An April poll showed that less than one-fifth of parents of children younger than five were eager to access the shot right away. Early adopters in this age group appeared to be outliers.
Dayton Children's Hospital in Ohio was one of the first sites to vaccinate the youngest children, with the three-dose Pfizer-BioNTech vaccine meant for the age group. The Centres for Disease Control and Prevention has also endorsed a second option for young children, a two-dose regimen from Moderna.
Mr Brian Wentzel, 38, brought his two-year-old son Bodhi at 9.15am. Bodhi clutched a stuffed dog and bravely took the shot in his leg. His mother is a physician at the hospital.
"It was important to get him vaccinated," Mr Wentzel said. "It is extremely effective at preventing severe illness."
At a White House news conference on Tuesday afternoon, President Joe Biden called the expanded vaccines "a monumental step forward".
"The United States," he continued, "is now the first country in the world to offer safe and effective Covid-19 vaccines for children as young as six months old."
The President also addressed, albeit obliquely, a controversy in Florida, where the state declined to pre-order vaccine doses for young children. Governor Ron DeSantis, a Republican with presidential ambitions, said last week: "We are affirmatively against the Covid vaccine for young kids."
On Tuesday, Mr Biden said "elected officials shouldn't get in the way and make it more difficult for parents".
Florida has since allowed healthcare providers to order the shots, but in many places, including Florida and New York, the vaccines did not yet appear to be widely available. Some paediatrician clinics reported that they had not yet received the shots or that they planned to deliver the vaccines mostly at regularly scheduled well visits.
Yet, clamouring from families is limited. The reasons for parental vaccine hesitation are varied. Two years into the pandemic, many families have become resigned to living with the virus, and a majority of American children have already been infected, mostly experiencing mild symptoms.
While the vaccines remain highly effective at protecting against severe illness and death, they have become less effective at preventing infection as the virus has mutated, leading to disappointment and some cynicism from the public towards the injections.
Some parents have encountered widespread misinformation about risks, while others are concerned about rare side effects or simply do not want their children to be among the first to get a newly accessible vaccine.

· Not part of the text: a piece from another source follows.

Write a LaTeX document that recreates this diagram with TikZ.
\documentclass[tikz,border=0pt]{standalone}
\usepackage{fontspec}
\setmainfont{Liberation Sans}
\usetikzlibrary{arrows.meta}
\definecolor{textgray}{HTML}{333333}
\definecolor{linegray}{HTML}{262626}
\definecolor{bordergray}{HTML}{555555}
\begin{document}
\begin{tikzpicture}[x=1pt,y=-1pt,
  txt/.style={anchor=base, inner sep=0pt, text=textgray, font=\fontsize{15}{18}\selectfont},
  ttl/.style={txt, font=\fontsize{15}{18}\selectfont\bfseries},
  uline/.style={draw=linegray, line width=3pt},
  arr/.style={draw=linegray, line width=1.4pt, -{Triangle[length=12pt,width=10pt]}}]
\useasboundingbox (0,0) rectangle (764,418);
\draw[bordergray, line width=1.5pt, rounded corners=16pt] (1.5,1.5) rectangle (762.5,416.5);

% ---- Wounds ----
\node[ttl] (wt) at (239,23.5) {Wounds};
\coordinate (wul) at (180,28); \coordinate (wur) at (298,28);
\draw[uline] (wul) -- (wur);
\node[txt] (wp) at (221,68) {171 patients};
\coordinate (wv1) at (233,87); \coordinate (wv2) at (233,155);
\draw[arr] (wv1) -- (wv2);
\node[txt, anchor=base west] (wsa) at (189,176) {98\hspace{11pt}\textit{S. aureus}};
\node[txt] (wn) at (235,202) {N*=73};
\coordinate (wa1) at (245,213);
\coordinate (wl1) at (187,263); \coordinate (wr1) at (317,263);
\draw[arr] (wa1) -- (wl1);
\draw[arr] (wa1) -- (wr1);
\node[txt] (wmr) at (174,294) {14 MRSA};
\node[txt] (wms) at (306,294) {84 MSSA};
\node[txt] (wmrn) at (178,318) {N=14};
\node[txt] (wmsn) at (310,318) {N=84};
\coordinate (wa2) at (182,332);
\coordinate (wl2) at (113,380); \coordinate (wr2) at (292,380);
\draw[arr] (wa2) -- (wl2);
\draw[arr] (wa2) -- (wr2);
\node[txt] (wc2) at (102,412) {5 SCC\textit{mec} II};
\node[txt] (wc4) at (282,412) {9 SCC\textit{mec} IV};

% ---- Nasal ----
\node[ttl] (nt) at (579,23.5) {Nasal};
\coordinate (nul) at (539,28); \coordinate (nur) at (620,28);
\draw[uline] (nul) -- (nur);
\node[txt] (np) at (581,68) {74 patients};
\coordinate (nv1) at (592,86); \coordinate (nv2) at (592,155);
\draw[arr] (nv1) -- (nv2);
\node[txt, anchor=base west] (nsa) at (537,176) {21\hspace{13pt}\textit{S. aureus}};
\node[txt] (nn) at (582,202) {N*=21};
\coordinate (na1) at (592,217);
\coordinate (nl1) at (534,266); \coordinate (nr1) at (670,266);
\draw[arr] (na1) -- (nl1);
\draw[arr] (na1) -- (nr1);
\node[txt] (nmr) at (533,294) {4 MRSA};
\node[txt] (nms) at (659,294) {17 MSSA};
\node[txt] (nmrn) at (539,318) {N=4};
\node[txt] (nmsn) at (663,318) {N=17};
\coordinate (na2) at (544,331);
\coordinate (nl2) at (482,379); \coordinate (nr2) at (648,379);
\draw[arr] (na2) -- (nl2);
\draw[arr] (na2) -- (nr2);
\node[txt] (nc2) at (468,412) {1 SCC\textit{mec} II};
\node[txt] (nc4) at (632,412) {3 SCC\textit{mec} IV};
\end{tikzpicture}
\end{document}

That is the case even though parents and young children have endured some of the longest-running public health and educational restrictions, because of their lack of access to a vaccine. Parents are exhausted after years of disrupted routines and report that their young children have never experienced school or socialising under normal conditions.
Dr Joseph G. Allen, a Harvard University expert on indoor environmental quality who has studied the coronavirus and schools, said he believed it was time for most restrictions on young children to be lifted.
Even if uptake of the newest paediatric vaccine is limited, he said, young children are "lowest-risk and have had the highest burdens as adults go around doing whatever they want to do".